Yaptığım istihbarata göre İstanbul polisi henüz tam suçlu olanlara ulaşmış değil. Yanlış yönlendirmelerle, esas gruplar hedef şaşırtıyorlar. Polisin çok iyi araştırma yaparak, bu işin kaynaklarını ve başlarını bulması gerekir. Bu grupların, iş anarşi olunca, birbiriyle direkt bağlantıları var. Bunlara, ‘‘Aslanım, kaplanım, koçum’’ diyen basın mensupları var. Çünkü bunlar bu işin sürmesini istiyorlar.
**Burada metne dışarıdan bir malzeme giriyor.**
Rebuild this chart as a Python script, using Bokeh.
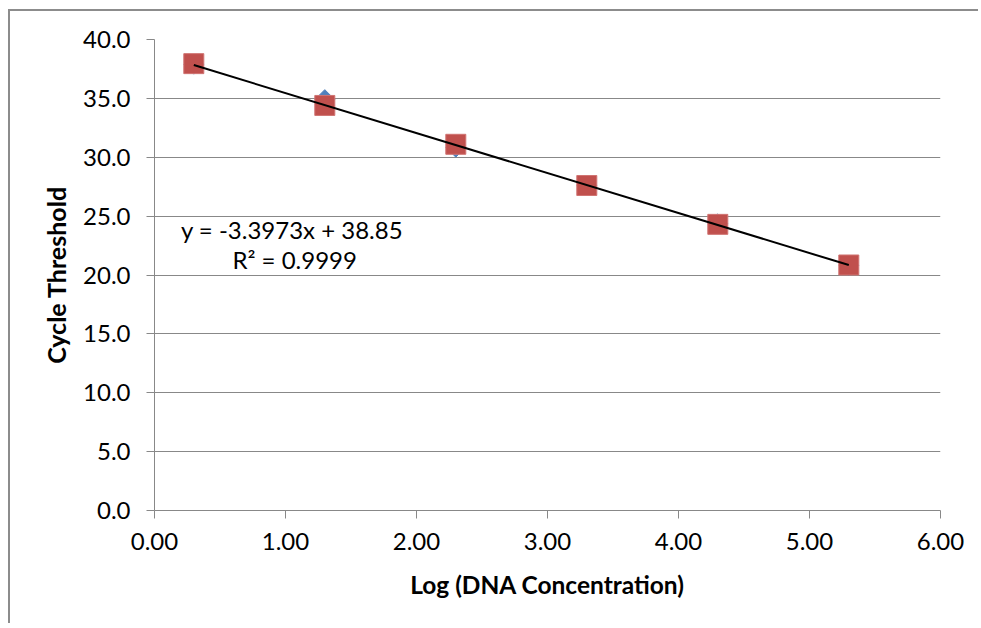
import numpy as np
from bokeh.plotting import figure
from bokeh.layouts import column
from bokeh.models import Range1d, FixedTicker, PrintfTickFormatter
from bokeh.core.properties import value
from bokeh.embed import file_html
from bokeh.resources import INLINE

# ---- data ----
log_conc = [0.30, 1.30, 2.30, 3.30, 4.30, 5.30]
ct_series1 = [37.90, 34.90, 30.85, 27.62, 24.35, 20.82]
ct_series2 = [37.95, 34.40, 31.10, 27.60, 24.30, 20.85]
trend_slope = -3.3973
trend_intercept = 38.85
trend_label = "y = -3.3973x + 38.85"
r2_label = "R² = 0.9999"
x_ticks = [0, 1, 2, 3, 4, 5, 6]
y_ticks = [0, 5, 10, 15, 20, 25, 30, 35, 40]

FONT = "Lato"
GRID = "#888888"

p = figure(width=968, height=612, output_backend="svg", toolbar_location=None,
           x_range=Range1d(0, 6), y_range=Range1d(0, 40),
           min_border_left=144, min_border_right=38, min_border_top=28,
           min_border_bottom=113)
p.outline_line_color = None
p.background_fill_color = "white"
p.border_fill_color = "white"

p.xgrid.grid_line_color = None
p.ygrid.grid_line_color = GRID
p.ygrid.grid_line_width = 1

for ax in (p.xaxis[0], p.yaxis[0]):
    ax.axis_line_color = GRID
    ax.axis_line_width = 1
    ax.major_tick_line_color = GRID
    ax.major_tick_in = 0
    ax.major_tick_out = 8
    ax.minor_tick_line_color = None
    ax.major_label_text_font = FONT
    ax.major_label_text_font_size = "24px"
    ax.major_label_text_color = "black"
    ax.axis_label_text_font = FONT
    ax.axis_label_text_font_style = "bold"
    ax.axis_label_text_color = "black"

p.xaxis.axis_label_text_font_size = "24.5px"
p.yaxis.axis_label_text_font_size = "25px"
p.xaxis.ticker = FixedTicker(ticks=x_ticks)
p.yaxis.ticker = FixedTicker(ticks=y_ticks)
p.xaxis.formatter = PrintfTickFormatter(format="%.2f")
p.yaxis.formatter = PrintfTickFormatter(format="%.1f")
p.xaxis.axis_label = "Log (DNA Concentration)"
p.yaxis.axis_label = "Cycle Threshold"
p.yaxis.major_label_standoff = 16
p.xaxis.major_label_standoff = 14
p.xaxis.axis_label_standoff = 17
p.yaxis.axis_label_standoff = 9

# series 1 (blue diamonds)
p.scatter(log_conc, ct_series1, marker="square", angle=np.pi / 4, size=14,
          fill_color="#4F81BD", line_color="#4F81BD")
# series 2 (red squares)
p.scatter(log_conc, ct_series2, marker="square", size=20,
          fill_color="#C0504D", line_color="#D07472", line_width=1)

# trend line
tx = [min(log_conc), max(log_conc)]
ty = [trend_slope * v + trend_intercept for v in tx]
p.line(tx, ty, line_color="black", line_width=2)

# equation labels
p.text([1.05], [23.85], text=[trend_label], text_align="center",
       text_baseline="alphabetic", text_font=value(FONT),
       text_font_size="24px", text_color="black")
p.text([1.07], [21.3], text=[r2_label], text_align="center",
       text_baseline="alphabetic", text_font=value(FONT),
       text_font_size="24px", text_color="black")

# outer chart-area edge: only left and top visible, as in the cropped reference
layout = column(p, margin=(9, 0, 0, 8),
                styles={"border-left": "2px solid #8c8c8c",
                        "border-top": "2px solid #8c8c8c"})

open("out.html", "w").write(file_html(layout, INLINE))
Aksi takdirde rantları bitecek ve para kazanamayacaklar.

1453 pankartı stada nasıl girdi, Fener yönetiminin bundan haberi nasıl olmadı? Polisin bundan haberi nasıl olmaz? Göğsüne, ‘‘2008'e hayır’’ diye yazan Yunanlı taraftarlarla bunlar arasında ne fark var? Kamerayla taşkınlık yapanlar tesbit edilecekmiş. İyi tamam da, peki banka soyguncuları gibi maske takanlar nasıl belirlenecek? Anlamıyorum, bunların stada yüzü kapalı olarak girmesine nasıl izin verilir?

Polis istesin, ama altını çizerek söylüyorum, özellikle istesin, bu işi sonuna kadar çıkarır. Ama burada önemli bir nokta var. Kulüp başkanları oyun bozanlık yapmayacaklar.

Oylum oylum

TÜRKİYE'
nin yüzde 96.4'ü karayoluyla seyahat ediyor. Diğerleri uçak, tren ve deniz yollarıyla ulaşımını sağlıyor. Bir uçak pilotunun, bir vapur kaptanının, bir tren makinistinin eğitimlerine bakın. Sonra da ehliyet almak için bir ilkokul diploması yeterli olsun. Yani bir ilkokul diplomalı adam, yüzde 96'yı taşısın. Sonra da millet meclisine hademe ararken, lise mezunu ara. Temizlikçi çalıştırmak için lise diploması sor. Aslında esas temizliği, bizim toplu taşımacılık yapan şöförlerimiz yapıyor. İstatistiklere bakıyorsunuz, trafik kazasından ölenler, PKK savaşından daha fazla. Ama oy varya, oy... O oy sonra biz halkı ufak ufak, oylum oylum oyuyor.

Kurtuluş....

PANATHİNAİKOS- Fenerbahçe maçına eşimle birlikte gitmeye karar verdim. Havalimanında karşılaştığım dostlar, ‘‘Hayırdır hocam. Yengeyi götürmek nereden aklına geldi?’’ dediler. Ben tam cevap vermeye hazırlanıyordum, hanım cevabı yapıştırdı: Benden kurtulmanın tek yolu bu galiba.